Signs of High-End Antique Furniture

Some are often left wondering why antiques are such highly valued pieces. What makes a table crafted from the sturdiest mahogany tree any different from those made from laminates and veneers? The answer may be obvious to a few people, but not all are aware of an antique’s real worth.

What Is An Antique?

The term antique is used rather loosely by the masses and often ends up reflecting the age of a person. To a teenager, for example, a cellular device from the late 1990s seems “antique,” while an adult might see antiques as the furniture or decorative piece they saw in the homes of their grandparents as a child.

In the simplest of terms, however, and according to the official definition issued by the United States Customs Service, antiques are collectibles that are at least 100 years old. They are valuable objects that represent a previous era or period in human society.

What Makes An Antique Expensive?

Things may slide in and out of fashion, but antiques are timeless. The answer to the question, “Why are antiques expensive?” may seem obvious at this point, but here is an in-depth write-up on why antique furniture is upscale in value. When you find an antique that meets these five criteria, you probably found something that’s already highly regarded and is likely to increase in value with age.

The Rarity

Many collectors have unique treasures in their collection. Some will have sentimental value or an emotional story attached to them, while others will be prized for their rarity. If an item is hard to get hold of, or better yet, if no one else has anything like it, then it’s almost certainly unique and has a higher value than similar mass-produced items.

How does one know if an item is rare? Here are a few of the attributes of a unique piece.

  • It’s one of a kind. If an item pales in comparison to others and possesses intricate designs that are incomparable, it may be something special. A one of a kind item is so difficult to come by that collectors go all out at auctions and antique stores just to get a hold of it.
  • It’s a remainder of an extensive collection. Some functional and highly delicate antiques were manufactured in large batches, but have become scarce through the years. Valuable pieces such as tea sets, crystal stemware, and porcelain dishes are examples of fine antiques.
  • It has an unusual size or shape. Some antiques are shaped unusually or have morphed into different shapes through years of use. Some examples of rarity include silver stuffing spoons used for stuffing a turkey, or marrow spoons used for scooping the marrow out of bones.

The Authenticity

It can be difficult to tell if an item is real or merely a duplicate of the original. Distinguishing truth from fiction is part of the mystery and fun behind antiques. As technology and the ability to reproduce items become more advanced, identifying authentic pieces has become more difficult. Here are a few of the characteristics of an authentic piece.

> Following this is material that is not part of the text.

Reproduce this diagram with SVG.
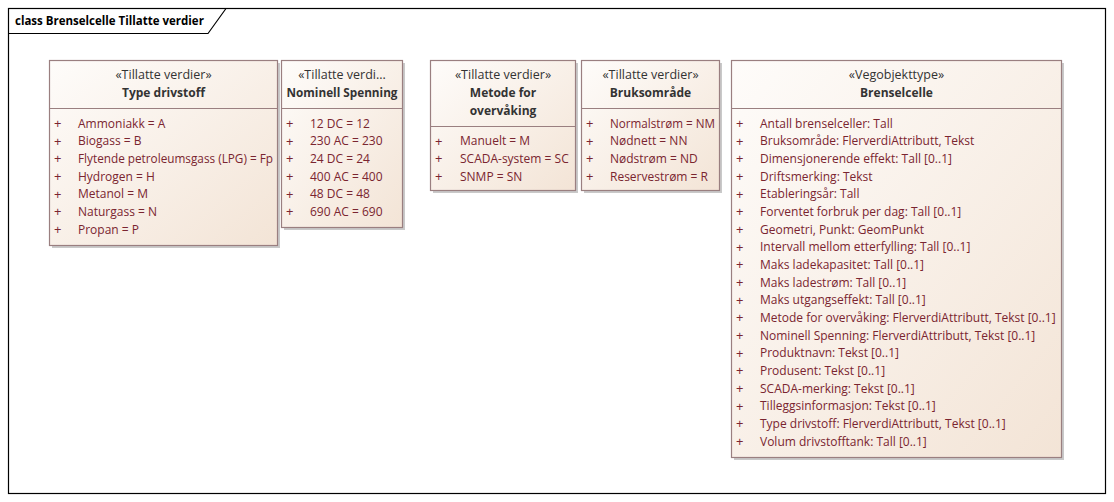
<svg xmlns="http://www.w3.org/2000/svg" width="1114" height="502" viewBox="0 0 1114 502">
<style>
text{font-family:"Open Sans","Noto Sans","Liberation Sans",sans-serif;font-size:12px}
.st{fill:#333;text-anchor:middle;font-size:12.5px}
.nm{fill:#333;text-anchor:middle;font-weight:bold}
.at{fill:#7a2530}
.pl{font-size:13px}
.box{fill:url(#g);stroke:#9a7f80;stroke-width:1.2}
.sh{fill:#c9c9c9}
.dv{stroke:#9a7f80;stroke-width:1.2}
.title{fill:#000;font-size:11.5px;font-weight:bold}
</style>
<defs>
<linearGradient id="g" x1="0" y1="0" x2="1" y2="1">
<stop offset="0" stop-color="#fefcfa"/>
<stop offset="1" stop-color="#f3e4d6"/>
</linearGradient>
</defs>
<g id="frame">
<rect x="8.5" y="8.5" width="1097" height="485" fill="#fff" stroke="#000" stroke-width="1.2"/>
<path d="M8.5 33.5 H208 L226 8.5" fill="none" stroke="#000" stroke-width="1.2"/>
<text x="15" y="25" class="title">class Brenselcelle Tillatte verdier</text>
</g>
<g id="connectors"></g>
<g id="type-drivstoff">
<rect x="52" y="63" width="228" height="185" class="sh"/>
<rect x="49.5" y="60.5" width="228" height="185" class="box"/>
<line x1="49.5" y1="108.5" x2="277.5" y2="108.5" class="dv"/>
<text x="163.5" y="79" class="st">«Tillatte verdier»</text>
<text x="163.5" y="97" class="nm">Type drivstoff</text>
<g class="at">
<text x="54" y="128" class="pl">+</text><text x="78" y="127.5">Ammoniakk = A</text>
<text x="54" y="145.7" class="pl">+</text><text x="78" y="145.2">Biogass = B</text>
<text x="54" y="163.3" class="pl">+</text><text x="78" y="162.8" textLength="195" lengthAdjust="spacingAndGlyphs">Flytende petroleumsgass (LPG) = Fp</text>
<text x="54" y="181" class="pl">+</text><text x="78" y="180.5">Hydrogen = H</text>
<text x="54" y="198.7" class="pl">+</text><text x="78" y="198.2">Metanol = M</text>
<text x="54" y="216.3" class="pl">+</text><text x="78" y="215.8">Naturgass = N</text>
<text x="54" y="234" class="pl">+</text><text x="78" y="233.5">Propan = P</text>
</g>
</g>
<g id="nominell-spenning">
<rect x="284" y="63" width="121" height="167" class="sh"/>
<rect x="281.5" y="60.5" width="121" height="167" class="box"/>
<line x1="281.5" y1="108.5" x2="402.5" y2="108.5" class="dv"/>
<text x="342" y="79" class="st">«Tillatte verdi...</text>
<text x="342" y="97" class="nm" textLength="111" lengthAdjust="spacingAndGlyphs">Nominell Spenning</text>
<g class="at">
<text x="286" y="128" class="pl">+</text><text x="310" y="127.5">12 DC = 12</text>
<text x="286" y="145.7" class="pl">+</text><text x="310" y="145.2">230 AC = 230</text>
<text x="286" y="163.3" class="pl">+</text><text x="310" y="162.8">24 DC = 24</text>
<text x="286" y="181" class="pl">+</text><text x="310" y="180.5">400 AC = 400</text>
<text x="286" y="198.7" class="pl">+</text><text x="310" y="198.2">48 DC = 48</text>
<text x="286" y="216.3" class="pl">+</text><text x="310" y="215.8">690 AC = 690</text>
</g>
</g>
<g id="metode-for-overvaking">
<rect x="433" y="63" width="145" height="130" class="sh"/>
<rect x="430.5" y="60.5" width="145" height="130" class="box"/>
<line x1="430.5" y1="126.5" x2="575.5" y2="126.5" class="dv"/>
<text x="503" y="79" class="st">«Tillatte verdier»</text>
<text x="503" y="97" class="nm">Metode for</text>
<text x="503" y="114.5" class="nm">overvåking</text>
<g class="at">
<text x="435" y="145.7" class="pl">+</text><text x="460" y="145.2">Manuelt = M</text>
<text x="435" y="163.3" class="pl">+</text><text x="460" y="162.8">SCADA-system = SC</text>
<text x="435" y="181" class="pl">+</text><text x="460" y="180.5">SNMP = SN</text>
</g>
</g>
<g id="bruksomrade">
<rect x="584" y="63" width="138" height="130" class="sh"/>
<rect x="581.5" y="60.5" width="138" height="130" class="box"/>
<line x1="581.5" y1="108.5" x2="719.5" y2="108.5" class="dv"/>
<text x="650.5" y="79" class="st">«Tillatte verdier»</text>
<text x="650.5" y="97" class="nm">Bruksområde</text>
<g class="at">
<text x="586" y="128" class="pl">+</text><text x="610" y="127.5" textLength="105" lengthAdjust="spacingAndGlyphs">Normalstrøm = NM</text>
<text x="586" y="145.7" class="pl">+</text><text x="610" y="145.2">Nødnett = NN</text>
<text x="586" y="163.3" class="pl">+</text><text x="610" y="162.8">Nødstrøm = ND</text>
<text x="586" y="181" class="pl">+</text><text x="610" y="180.5">Reservestrøm = R</text>
</g>
</g>
<g id="brenselcelle">
<rect x="734" y="63" width="330" height="397" class="sh"/>
<rect x="731.5" y="60.5" width="330" height="397" class="box"/>
<line x1="731.5" y1="108.5" x2="1061.5" y2="108.5" class="dv"/>
<text x="896.5" y="79" class="st">«Vegobjekttype»</text>
<text x="896.5" y="97" class="nm">Brenselcelle</text>
<g class="at">
<text x="736" y="128" class="pl">+</text><text x="760" y="127.5">Antall brenselceller: Tall</text>
<text x="736" y="145.7" class="pl">+</text><text x="760" y="145.2">Bruksområde: FlerverdiAttributt, Tekst</text>
<text x="736" y="163.3" class="pl">+</text><text x="760" y="162.8">Dimensjonerende effekt: Tall [0..1]</text>
<text x="736" y="181" class="pl">+</text><text x="760" y="180.5">Driftsmerking: Tekst</text>
<text x="736" y="198.7" class="pl">+</text><text x="760" y="198.2">Etableringsår: Tall</text>
<text x="736" y="216.3" class="pl">+</text><text x="760" y="215.8">Forventet forbruk per dag: Tall [0..1]</text>
<text x="736" y="234" class="pl">+</text><text x="760" y="233.5">Geometri, Punkt: GeomPunkt</text>
<text x="736" y="251.7" class="pl">+</text><text x="760" y="251.2">Intervall mellom etterfylling: Tall [0..1]</text>
<text x="736" y="269.3" class="pl">+</text><text x="760" y="268.8">Maks ladekapasitet: Tall [0..1]</text>
<text x="736" y="287" class="pl">+</text><text x="760" y="286.5">Maks ladestrøm: Tall [0..1]</text>
<text x="736" y="304.7" class="pl">+</text><text x="760" y="304.2">Maks utgangseffekt: Tall [0..1]</text>
<text x="736" y="322.3" class="pl">+</text><text x="760" y="321.8">Metode for overvåking: FlerverdiAttributt, Tekst [0..1]</text>
<text x="736" y="340" class="pl">+</text><text x="760" y="339.5">Nominell Spenning: FlerverdiAttributt, Tekst [0..1]</text>
<text x="736" y="357.7" class="pl">+</text><text x="760" y="357.2">Produktnavn: Tekst [0..1]</text>
<text x="736" y="375.3" class="pl">+</text><text x="760" y="374.8">Produsent: Tekst [0..1]</text>
<text x="736" y="393" class="pl">+</text><text x="760" y="392.5">SCADA-merking: Tekst [0..1]</text>
<text x="736" y="410.7" class="pl">+</text><text x="760" y="410.2">Tilleggsinformasjon: Tekst [0..1]</text>
<text x="736" y="428.3" class="pl">+</text><text x="760" y="427.8">Type drivstoff: FlerverdiAttributt, Tekst [0..1]</text>
<text x="736" y="446" class="pl">+</text><text x="760" y="445.5">Volum drivstofftank: Tall [0..1]</text>
</g>
</g>
</svg>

Age. A decorative piece or furniture may look ancient, but there’s a possibility of it being built just a week ago. It’s relatively easy for masters of carpentry to recycle old wood and create a new piece of furniture.

Material. Copper and spelter are the impersonators of gold and bronze. Their real enemy is perspiration since natural body acids cause coppers and smelters to corrode on the surface of the metal, allowing their true colors to show. It’s also important to remember that gold and bronze colors can now come out of a spray bottle. Unlike the real deal, imitations can deteriorate as soon as you use them.

The Popularity

If the demand is high, people will pay top dollar to acquire a piece. In this technology-engulfed period, figuring out an item’s desirability is as easy as going online. Seeing how well particular antique costs and how much it sells at auctions is possible with a click of a button.

A perfect example of a popular antique is wisteria lamps made by Louis Comfort Tiffany. Each of his lamps contained hundreds of tiny glass pieces, and the process to complete one was extremely time-consuming. Because of its handmade attribute and unparalleled intricacy, people rave about its beauty and covet the artistry behind it.

The Aesthetic

An object’s aesthetic value is often a matter of personal taste, but some pieces of art and furniture have universal aesthetic appeal. Italian Majolica Pilgrim Bottles, known for their beauty and charm, are great examples of aesthetically pleasing rarities. Visiting art galleries and museums is another great way to see antiques that are considered aesthetically pleasing.

The Condition

In an ideal world, antique furniture would always be in mint condition. But people often forget that antiques have been around longer than we have, thus, the few imperfections that give them character. The following terms are commonly used to rate an antique according to its condition.

  • Mint condition. For furniture, mint condition implies that it suffered no repairs or missing pieces. It has no chips, cracks, and has its original finish.
  • Excellent condition. This condition imposes the probability of having repairs and restorations to maintain the item. An antique is still in excellent condition if the repair of chips and cracks on a wooden furniture are flawlessly untraceable.
  • Good condition. This condition implies that an item has gone through quite a bit and had a few battle scars to prove otherwise.
  • Damage affects the value of antique furniture in a variety of ways. A minor chip or crack on a 150-year-old mahogany table can significantly decrease its value. Anytime an antique sustains damage, its value depletes; but flawless repairs can often increase the market appeal of a rare, authentic, and desirable piece.

Owning an antique gives the buyer a feeling of being part of history. Having something that withstood the test of time and has been around for generations is remarkable. Understandably, antiques are very expensive because of their distinctive characteristics.